US
USD remains on the backfoot, and crude oil prices steadies after yesterday’s pullback. Markets are treating renewed US-Iran strikes as another round of managed escalation with technical talks between the two sides continuing.
There are no policy-relevant US economic data due today. We still expect the dollar index (DXY) to edge a bit higher in the near-term. US-G6 two-year bond yields are consistent with DXY trading closer to 102.00 and US economic outperformance should keep rate differentials supportive of the dollar.
JAPAN
Japan homecoming trade drives rally in JPY, JGB, and the Nikkei. Japan Finance Minister Satsuki Katayama said “One priority is to encourage households, as well as pension funds including the GPIF [Government Pension Investment Fund], to increase their investment in Japanese financial assets. We intend to pursue policies that support that objective.”
Japan is one of the world’s largest net creditors. Japan’s stock of net foreign assets totaled roughly $3.6 trillion in Q1 or 83% of GDP. As such, even a modest portfolio repatriation could generate meaningful JPY demand.
CANADA
USD/CAD is directionless just under 1.4200. Canada’s June labor force survey is the domestic highlight (1:30pm London, 8:30am New York).

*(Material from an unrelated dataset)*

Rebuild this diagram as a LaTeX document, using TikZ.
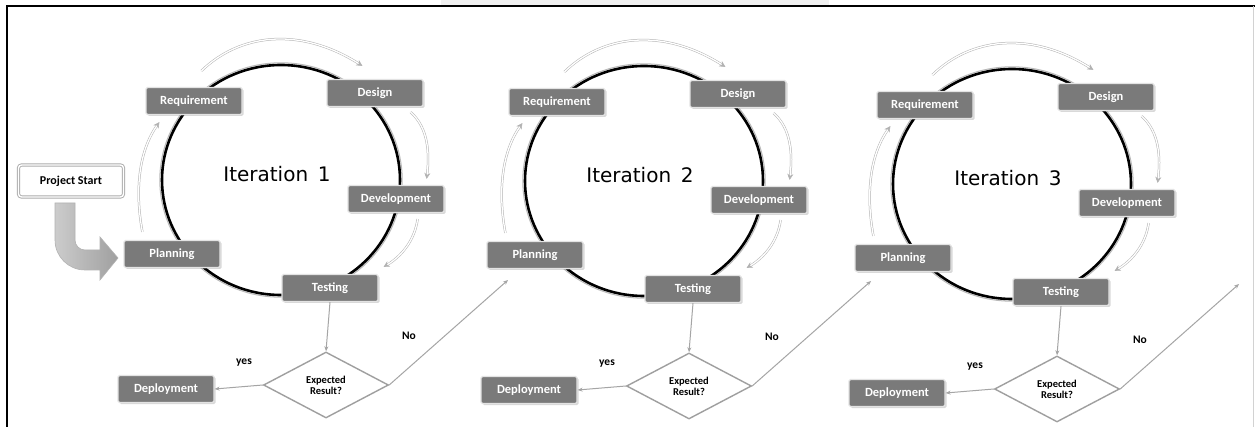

The economy is expected to add +10.0k jobs in June vs. +87.8k in May and the unemployment rate is forecast to remain at 6.6% for a second straight month.
USD/CAD is trading in line with US-Canada 2-year bond yield differentials. But there is room for Bank of Canada rate hikes bets (50bps in the next twelve months) to adjust lower, leaving USD/CAD biased higher.
Leading indicators point to a soft labor market. Job vacancies have fallen to their lowest level since October 2017, the share of businesses reporting labor shortages declined further below its historical average, and hiring intentions over the next twelve months worsened in Q2.
PERU
PEN faces headwind from Peru’s near negative real rates. As was widely expected, Peru’s central bank (BCRP) kept the policy rate unchanged at 4.25% for a 10th consecutive meeting. BCRP suggested the bar to tighten is high despite inflation overshooting the bank’s 1% to 3% target range.
According to BCRP, this deviation from the inflation target range mainly reflects higher fuel prices and their indirect effects on transportation costs in March and April. Excluding the transportation component, core inflation stood at 1.6% y/y and has remained below 2% since April of last year.